Copy the records below exactly, leaving out any pictures.

-- begin --

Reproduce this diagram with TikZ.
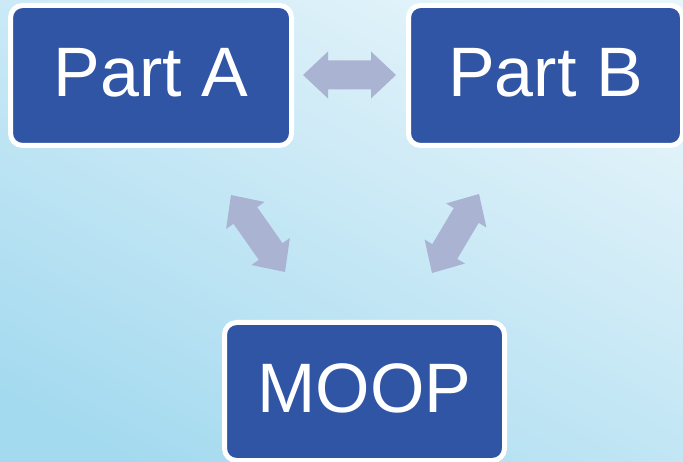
\documentclass[tikz,border=0pt]{standalone}
\usepackage{fontspec}
\setmainfont{Liberation Sans}
\usetikzlibrary{calc}
\definecolor{boxblue}{HTML}{3155A5}
\definecolor{arrowfill}{HTML}{ABB3D2}
\definecolor{bglight}{HTML}{E8F5FB}
\definecolor{bgdark}{HTML}{A4DAEF}
% double-headed block arrow between two named coordinates
\newcommand\bidirarrow[2]{%
  \coordinate (ha) at ($(#1)!25pt!(#2)$);
  \coordinate (hb) at ($(#2)!25pt!(#1)$);
  \fill[arrowfill] (#1)
    -- ($(ha)!23.5pt!90:(#2)$) -- ($(ha)!14.5pt!90:(#2)$)
    -- ($(hb)!14.5pt!-90:(#1)$) -- ($(hb)!23.5pt!-90:(#1)$)
    -- (#2)
    -- ($(hb)!23.5pt!90:(#1)$) -- ($(hb)!14.5pt!90:(#1)$)
    -- ($(ha)!14.5pt!-90:(#2)$) -- ($(ha)!23.5pt!-90:(#2)$)
    -- cycle;}
\begin{document}
\begin{tikzpicture}[x=1pt,y=-1pt,
  box/.style={draw=white, line width=5pt, fill=boxblue, rounded corners=12pt,
    text=white, font=\fontsize{70}{84}\selectfont, inner sep=0pt, text depth=6pt}]
\useasboundingbox (0,0) rectangle (683,462);
\clip (0,0) rectangle (683,462);
\shade[bottom color=bgdark, top color=bglight, shading angle=-28] (-40,-30) rectangle (723,492);
\node[box, minimum width=281pt, minimum height=140pt] (partA) at (151,75.5) {Part A};
\node[box, minimum width=274pt, minimum height=140pt] (partB) at (545.5,75.5) {Part B};
\node[box, minimum width=280pt, minimum height=138pt] (moop) at (364.5,391.5) {MOOP};
\coordinate (h1) at (303,75);
\coordinate (h2) at (396,75);
\coordinate (l1) at (231,195);
\coordinate (l2) at (285,272);
\coordinate (r1) at (479,194);
\coordinate (r2) at (432,273);
\bidirarrow{h1}{h2}
\bidirarrow{l1}{l2}
\bidirarrow{r1}{r2}
\end{tikzpicture}
\end{document}
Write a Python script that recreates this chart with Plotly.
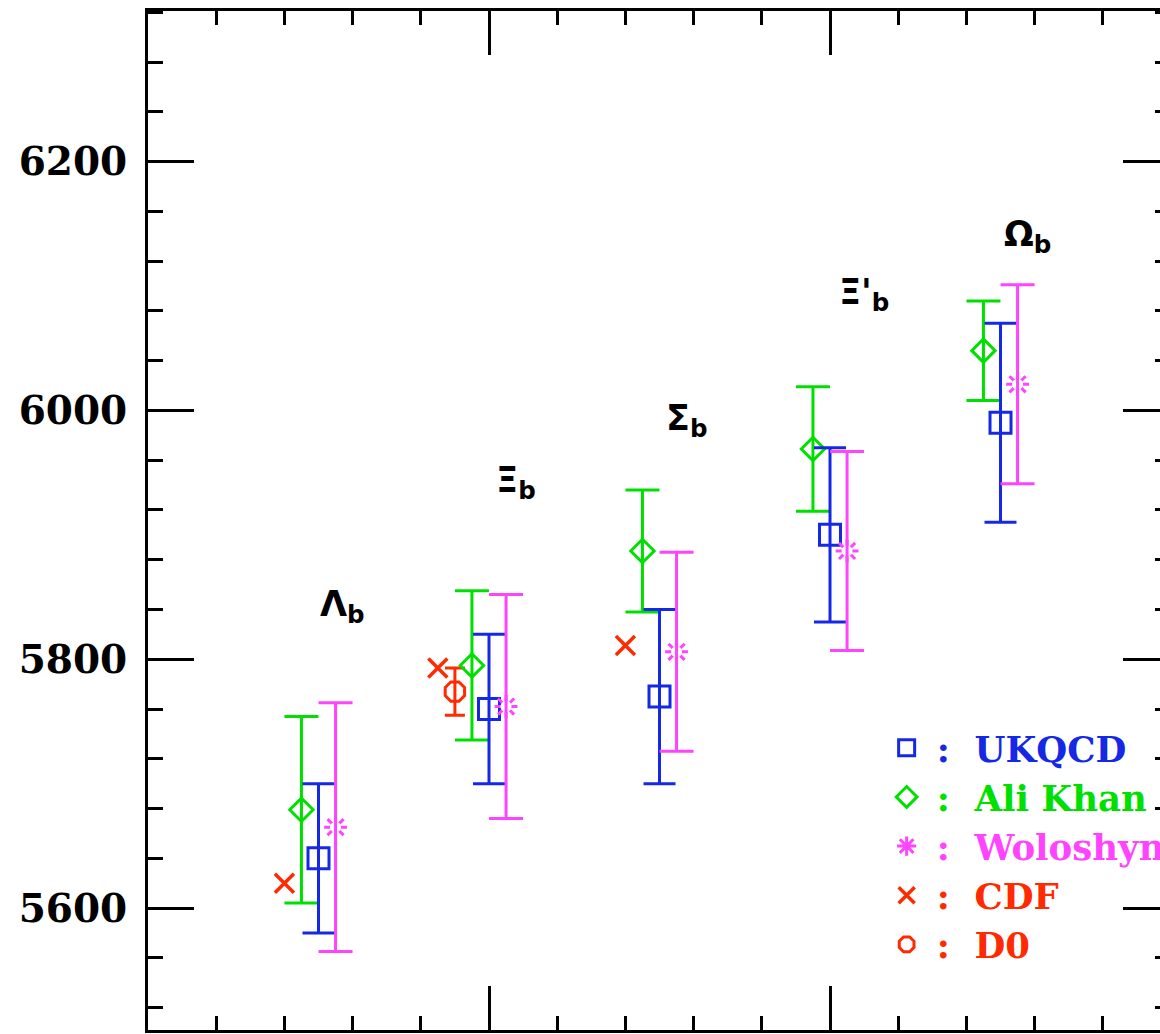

-- end --

→ **RESULT OF THIS EXERCISE**
Reproduce this diagram with TikZ.
\documentclass[tikz,border=0pt]{standalone}
\usepackage{fontspec}
\setmainfont{Liberation Sans}
\usetikzlibrary{calc}
\definecolor{boxblue}{HTML}{3155A5}
\definecolor{arrowfill}{HTML}{ABB3D2}
\definecolor{bglight}{HTML}{E8F5FB}
\definecolor{bgdark}{HTML}{A4DAEF}
% double-headed block arrow between two named coordinates
\newcommand\bidirarrow[2]{%
  \coordinate (ha) at ($(#1)!25pt!(#2)$);
  \coordinate (hb) at ($(#2)!25pt!(#1)$);
  \fill[arrowfill] (#1)
    -- ($(ha)!23.5pt!90:(#2)$) -- ($(ha)!14.5pt!90:(#2)$)
    -- ($(hb)!14.5pt!-90:(#1)$) -- ($(hb)!23.5pt!-90:(#1)$)
    -- (#2)
    -- ($(hb)!23.5pt!90:(#1)$) -- ($(hb)!14.5pt!90:(#1)$)
    -- ($(ha)!14.5pt!-90:(#2)$) -- ($(ha)!23.5pt!-90:(#2)$)
    -- cycle;}
\begin{document}
\begin{tikzpicture}[x=1pt,y=-1pt,
  box/.style={draw=white, line width=5pt, fill=boxblue, rounded corners=12pt,
    text=white, font=\fontsize{70}{84}\selectfont, inner sep=0pt, text depth=6pt}]
\useasboundingbox (0,0) rectangle (683,462);
\clip (0,0) rectangle (683,462);
\shade[bottom color=bgdark, top color=bglight, shading angle=-28] (-40,-30) rectangle (723,492);
\node[box, minimum width=281pt, minimum height=140pt] (partA) at (151,75.5) {Part A};
\node[box, minimum width=274pt, minimum height=140pt] (partB) at (545.5,75.5) {Part B};
\node[box, minimum width=280pt, minimum height=138pt] (moop) at (364.5,391.5) {MOOP};
\coordinate (h1) at (303,75);
\coordinate (h2) at (396,75);
\coordinate (l1) at (231,195);
\coordinate (l2) at (285,272);
\coordinate (r1) at (479,194);
\coordinate (r2) at (432,273);
\bidirarrow{h1}{h2}
\bidirarrow{l1}{l2}
\bidirarrow{r1}{r2}
\end{tikzpicture}
\end{document}
Write a Python script that recreates this chart with Plotly.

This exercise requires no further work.